UK Pensions Commission chairman Adair Turner says more saving into funded pensions should be part of the response to the demographic challenge facing the UK.
“Whatever choices we make on the state system, it is clear that increased pension saving into funded pensions will also have to be part of the response to the demographic challenge if people are to achieve what that they are likely to consider adequate pensions,” Turner said.
He told the Trades Union Congress meeting that both the present and previous governments had “certainly believed that and the overt aim of British pension policy for several decades has been that the percentage of pension income coming from non-state sources should rise”.
But it was clear that the UK was not on target for “a sustained rise in private pension income” - whether from occupational pensions or personal pensions.
He acknowledged that participation rates in private sector pension schemes are in slight decline. And that contribution rates will fall over the long term with the shift from defined benefit to defined contribution.
Turner told the delegates that there are three inherent barriers to a voluntary system.
The first is that many employers do not see it as their role to provide pensions.

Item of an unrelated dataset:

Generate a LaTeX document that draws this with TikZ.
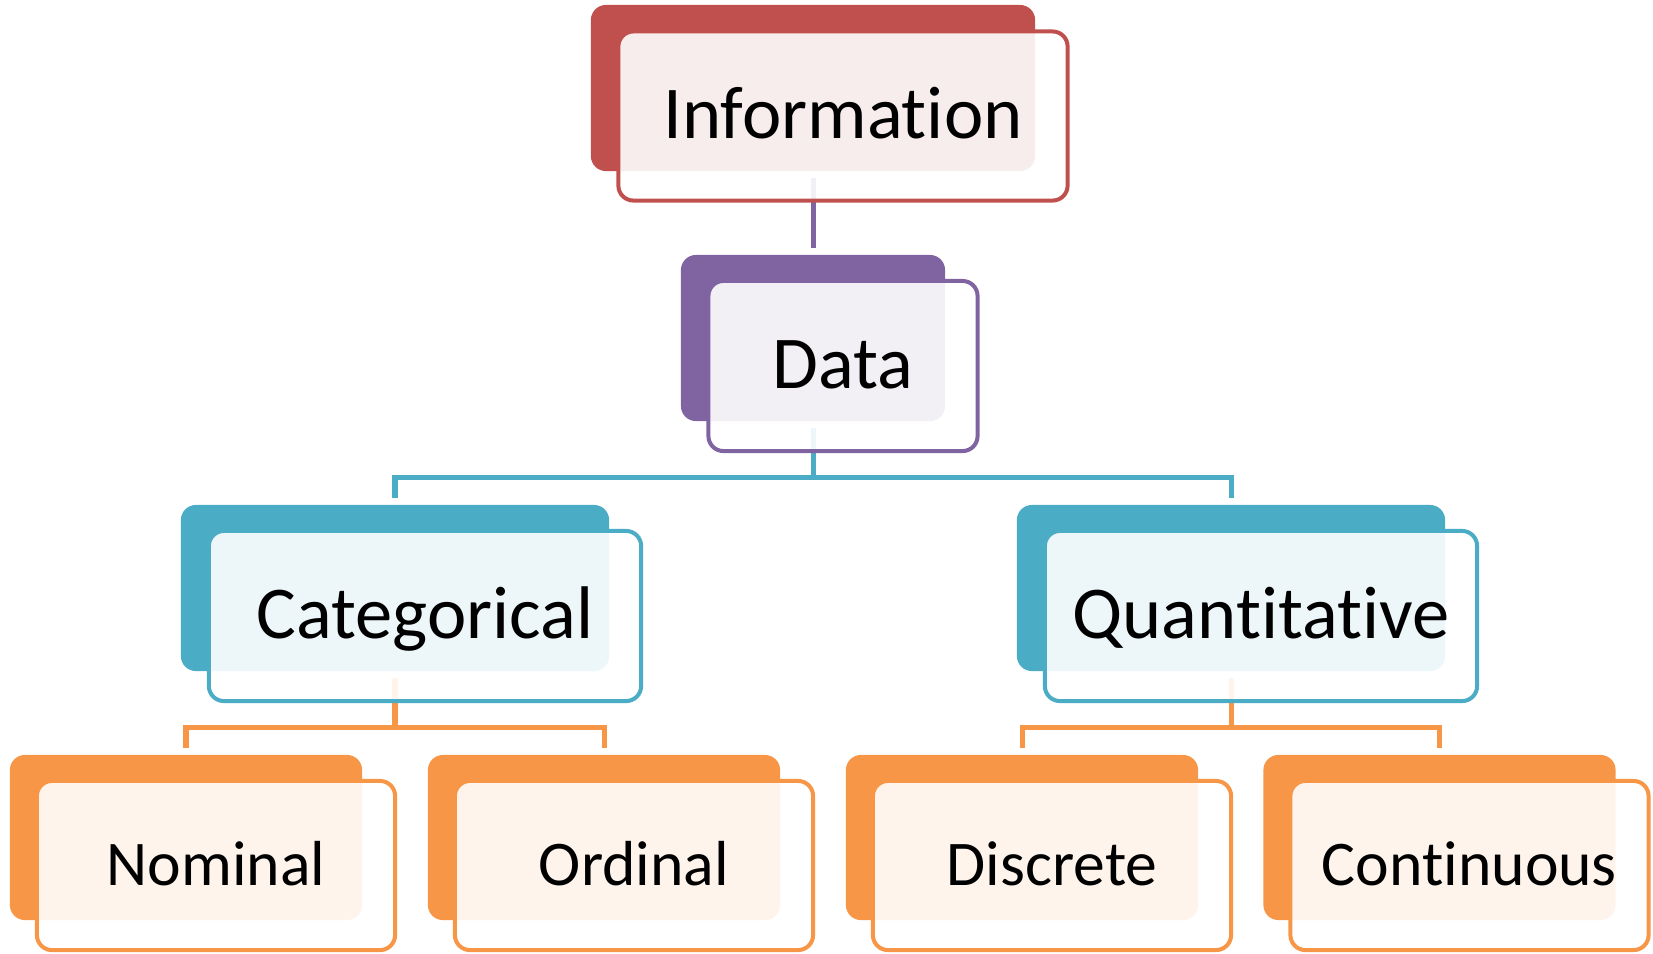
\documentclass[tikz,border=0pt]{standalone}
\usepackage{fontspec}
\setmainfont{Carlito}[RawFeature=-liga]
\usetikzlibrary{calc}
\definecolor{infored}{HTML}{C0504D}
\definecolor{datapurple}{HTML}{8064A2}
\definecolor{typeblue}{HTML}{4BACC6}
\definecolor{scaleorange}{HTML}{F79646}
\tikzset{
    back/.style={fill=#1, draw=none, rounded corners=0.15cm, inner sep=0pt},
    front/.style={draw=#1, line width=0.04cm, fill=white, fill opacity=0.9, text opacity=1,
        rounded corners=0.15cm, inner sep=0pt, text depth=0pt},
    link/.style={draw=#1, line width=0.05cm, shorten <=0.06cm, shorten >=0.06cm},
    big text/.style={font=\fontsize{21.2}{25}\selectfont, text height=0.44cm},
    small text/.style={font=\fontsize{18.1}{21}\selectfont, text height=0.39cm},
    info size/.style={minimum width=4.44cm, minimum height=1.66cm},
    data size/.style={minimum width=2.64cm, minimum height=1.66cm},
    type size/.style={minimum width=4.28cm, minimum height=1.66cm},
    scale size/.style={minimum width=3.52cm, minimum height=1.65cm}
}

\begin{document}
\begin{tikzpicture}[x=0.01cm, y=-0.01cm]
    \useasboundingbox (0,0) rectangle (1653,953);

    % --- Back panels ---
    \node (infoB) [back=infored, info size] at (813,88) {};
    \node (dataB) [back=datapurple, data size] at (813,338) {};
    \node (catB) [back=typeblue, type size] at (395,588) {};
    \node (quantB) [back=typeblue, type size] at (1231,588) {};
    \node (nomB) [back=scaleorange, scale size] at (186,837.5) {};
    \node (ordB) [back=scaleorange, scale size] at (604,837.5) {};
    \node (discB) [back=scaleorange, scale size] at (1022,837.5) {};
    \node (contB) [back=scaleorange, scale size] at (1439.5,837.5) {};

    % --- Junctions ---
    \coordinate (dataJ) at (813,477);
    \coordinate (catJ) at (395,727);
    \coordinate (quantJ) at (1231,727);

    % --- Connectors ---
    \draw[link=datapurple] (infoB) -- (dataB);
    \draw[link=typeblue, shorten >=0pt] (dataB) -- (dataJ);
    \draw[link=typeblue, shorten <=0pt] (dataJ) -| (catB);
    \draw[link=typeblue, shorten <=0pt] (dataJ) -| (quantB);
    \draw[link=scaleorange, shorten >=0pt] (catB) -- (catJ);
    \draw[link=scaleorange, shorten <=0pt] (catJ) -| (nomB);
    \draw[link=scaleorange, shorten <=0pt] (catJ) -| (ordB);
    \draw[link=scaleorange, shorten >=0pt] (quantB) -- (quantJ);
    \draw[link=scaleorange, shorten <=0pt] (quantJ) -| (discB);
    \draw[link=scaleorange, shorten <=0pt] (quantJ) -| (contB);

    % --- Front panels ---
    \node (info) [front=infored, big text, minimum width=4.49cm, minimum height=1.69cm]
        at ($(infoB)+(30,28)$) {Information};
    \node (data) [front=datapurple, big text, minimum width=2.69cm, minimum height=1.70cm]
        at ($(dataB)+(30,28)$) {Data};
    \node (cat) [front=typeblue, big text, minimum width=4.32cm, minimum height=1.70cm]
        at ($(catB)+(30,28)$) {Categorical};
    \node (quant) [front=typeblue, big text, minimum width=4.32cm, minimum height=1.70cm]
        at ($(quantB)+(30,28)$) {Quantitative};
    \node (nom) [front=scaleorange, small text, minimum width=3.58cm, minimum height=1.69cm]
        at ($(nomB)+(30,28)$) {Nominal};
    \node (ord) [front=scaleorange, small text, minimum width=3.58cm, minimum height=1.69cm]
        at ($(ordB)+(30,28)$) {Ordinal};
    \node (disc) [front=scaleorange, small text, minimum width=3.58cm, minimum height=1.69cm]
        at ($(discB)+(30,28)$) {Discrete};
    \node (cont) [front=scaleorange, small text, minimum width=3.58cm, minimum height=1.69cm]
        at ($(contB)+(30,28)$) {Continuous};
\end{tikzpicture}
\end{document}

The second is that individuals find it very difficult to make sensible decisions about long-term savings. And lastly there are the costs involved for the financial services industry in selling pensions.
“So on compulsion, quite as much on state pensions, taxation and pension ages, there are no easy answers.
“Indeed all the Pensions Commission can promise you, or government or business or individuals, is that there are going to be no easy choices among the recommendations we present on 30 November.”